2. Geoffroy de Clippel and Kareen Rozen Bounded Rationality and Limited Datasets
Imagine testing a theory of decision-making on a subset of all conceivable data. If the theory is about rationalizing choices by a preference ordering, consistency of that theory with a subset of data means that the theory hasn't been rejected "so far". That isn't true of several theories of bounded rationality: theories consistent with limited data can nevertheless be proved to be inconsistent with the larger data set --- even if we haven't observed the larger data yet!
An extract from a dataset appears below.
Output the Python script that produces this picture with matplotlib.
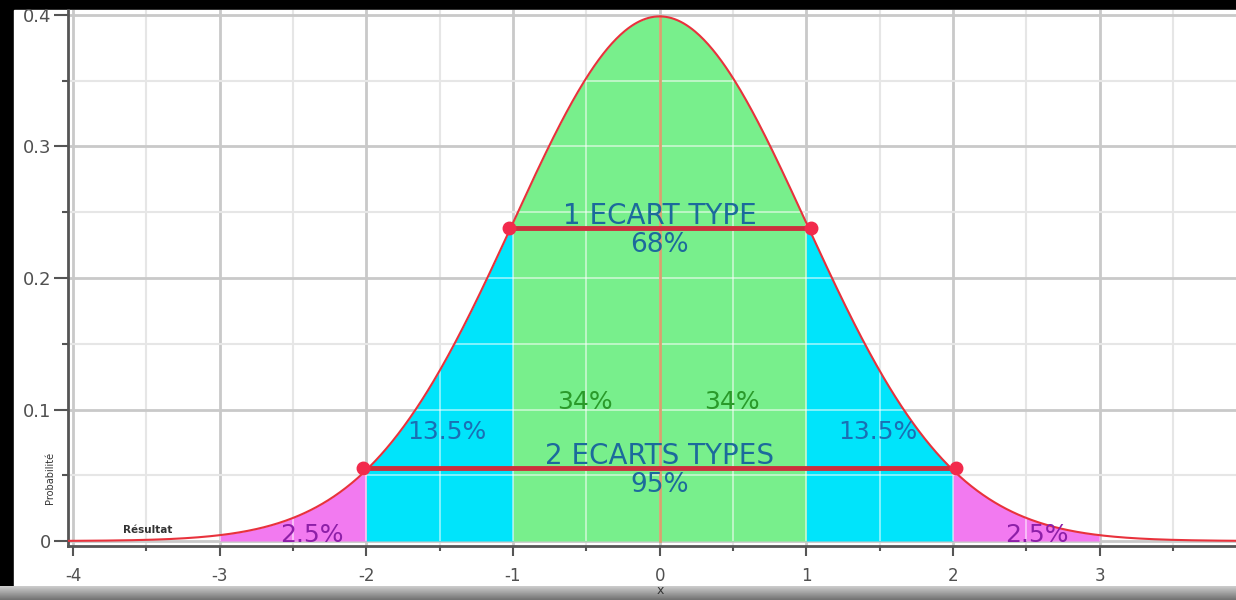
import numpy as np
import matplotlib.pyplot as plt
from matplotlib.patches import Rectangle

plt.rcParams['axes.unicode_minus'] = False

# distribution shown (standard normal)
mu = 0.0
sigma = 1.0

# shaded bands: (start, end, colour)
band_starts = [-3, -2, -1, 1, 2]
band_ends = [-2, -1, 1, 2, 3]
band_colors = ['#f27af0', '#00e4fb', '#78ef8c', '#00e4fb', '#f27af0']

# percentage labels
pct_labels = ['2.5%', '13.5%', '34%', '34%', '13.5%', '2.5%']
pct_x = [-2.37, -1.45, -0.51, 0.49, 1.49, 2.57]
pct_y = [0.0046, 0.083, 0.1057, 0.1057, 0.083, 0.0046]
pct_colors = ['#8d1fa8', '#1a6fb4', '#2a9a2a', '#2a9a2a', '#1a6fb4', '#8d1fa8']

# standard deviation markers
sd_names = ['1 ECART TYPE', '2 ECARTS TYPES']
sd_pcts = ['68%', '95%']
sd_half_width = [1.03, 2.02]
sd_level = [0.238, 0.0555]

x_ticks = [-4, -3, -2, -1, 0, 1, 2, 3]
y_ticks = [0, 0.1, 0.2, 0.3, 0.4]
y_tick_labels = ['0', '0.1', '0.2', '0.3', '0.4']

W, H = 1236, 600
fig = plt.figure(figsize=(W / 100, H / 100), dpi=100, facecolor='black')
# white screenshot area
fig.patches.append(Rectangle((14 / W, 13 / H), 1 - 14 / W, (587 - 10) / H,
                             transform=fig.transFigure, color='white', zorder=-5))

ax = fig.add_axes([68 / W, 1 - 546 / H, (W - 68) / W, (546 - 10) / H])
ax.set_facecolor('white')
ax.set_xlim(-4.034, 3.93)
ax.set_ylim(-0.0038, 0.4038)

xs = np.linspace(-4.034, 3.93, 800)
pdf = np.exp(-0.5 * ((xs - mu) / sigma) ** 2) / (sigma * np.sqrt(2 * np.pi))

ax.set_axisbelow(True)
ax.set_xticks(x_ticks)
ax.set_xticks(np.arange(-3.5, 4, 1.0), minor=True)
ax.set_yticks(y_ticks)
ax.set_yticklabels(y_tick_labels)
ax.set_yticks(np.arange(0.05, 0.4, 0.1), minor=True)
ax.grid(which='major', color='#c9c9c9', lw=2)
ax.grid(which='minor', color='#e6e6e6', lw=1.5)

grid_x = np.arange(-4, 4, 0.5)
grid_y = np.arange(0.05, 0.41, 0.05)
for s, e, c in zip(band_starts, band_ends, band_colors):
    m = (xs >= s) & (xs <= e)
    xb = np.concatenate([[s], xs[m], [e]])
    yb = np.exp(-0.5 * ((xb - mu) / sigma) ** 2) / (sigma * np.sqrt(2 * np.pi))
    poly = ax.fill_between(xb, 0, yb, color=c, lw=0, zorder=1)
    path = poly.get_paths()[0]
    vl = ax.vlines(grid_x, 0, 0.41, color='white', alpha=0.55, lw=1.3, zorder=1.5)
    hl = ax.hlines(grid_y, -4.1, 4, color='white', alpha=0.55, lw=1.3, zorder=1.5)
    vl.set_clip_path(path, ax.transData)
    hl.set_clip_path(path, ax.transData)

ax.plot([0, 0], [0, pdf.max()], color='#dca070', lw=2, zorder=2)
ax.plot(xs, pdf, color='#e8323c', lw=1.5, zorder=3)

for name, pct, hw, lev in zip(sd_names, sd_pcts, sd_half_width, sd_level):
    ax.plot([-hw, hw], [lev, lev], color='#cc2f3c', lw=3.5, zorder=4)
    ax.plot([-hw, hw], [lev, lev], 'o', color='#f22a4c', ms=9, zorder=5)
    ax.text(0, lev + 0.0095, name, ha='center', va='center', fontsize=20,
            family='DejaVu Sans', color='#1c6a9c', zorder=6)
    ax.text(0, lev - 0.0128, pct, ha='center', va='center', fontsize=19,
            family='DejaVu Sans', color='#1c6a9c', zorder=6)

for lab, px, py, pc in zip(pct_labels, pct_x, pct_y, pct_colors):
    ax.text(px, py, lab, ha='center', va='center', fontsize=18,
            family='DejaVu Sans', color=pc, zorder=6)

for side in ['top', 'right']:
    ax.spines[side].set_visible(False)
for side in ['left', 'bottom']:
    ax.spines[side].set_color('#555555')
    ax.spines[side].set_linewidth(2)
ax.tick_params(axis='y', which='major', length=10, width=1.5, color='#555555',
               labelsize=13, labelcolor='#505050', pad=2)
ax.tick_params(axis='y', which='minor', length=4.5, width=1.5, color='#555555')
ax.tick_params(axis='x', which='major', length=7, width=1.5, color='#555555',
               labelsize=12, labelcolor='#505050', pad=8)
ax.tick_params(axis='x', which='minor', length=3.5, width=1.5, color='#555555')

fig.text(148 / W, 1 - 530 / H, 'Résultat', ha='center', va='center',
         fontsize=7.5, fontweight='bold', color='#333333')
fig.text(50 / W, 1 - 478 / H, 'Probabilité', ha='center', va='center',
         fontsize=7, rotation=90, color='#333333')

# grey bar at the bottom of the screenshot
bar = fig.add_axes([0, 0, 1, 14 / H])
grad = np.linspace(0.8, 0.45, 20).reshape(-1, 1)
bar.imshow(grad, aspect='auto', cmap='gray', vmin=0, vmax=1, extent=[0, 1, 0, 1])
bar.text(0.534, 0.7, 'x', ha='center', va='center', fontsize=9, color='#333333',
         clip_on=False)
bar.set_axis_off()

fig.savefig('out.png', dpi=100, facecolor='black')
3. Sandeep Baliga and Jeffrey Ely Torture
In the eyes of many, torture is problematic on ethical grounds, but effective and sometimes necessary. This paper develops a simple dynamic model to question this view: when the torturer does not have commitment power, torture may indeed provide stronger incentives to stay silent than to speak. If the suspect speaks and reveals to be informed, the torturer does not find it optimal to reward collaboration: he/she persists until all information is extracted. If the suspect keeps silent, on the contrary, the torturer may stop after persuading himself that the suspect is uninformed.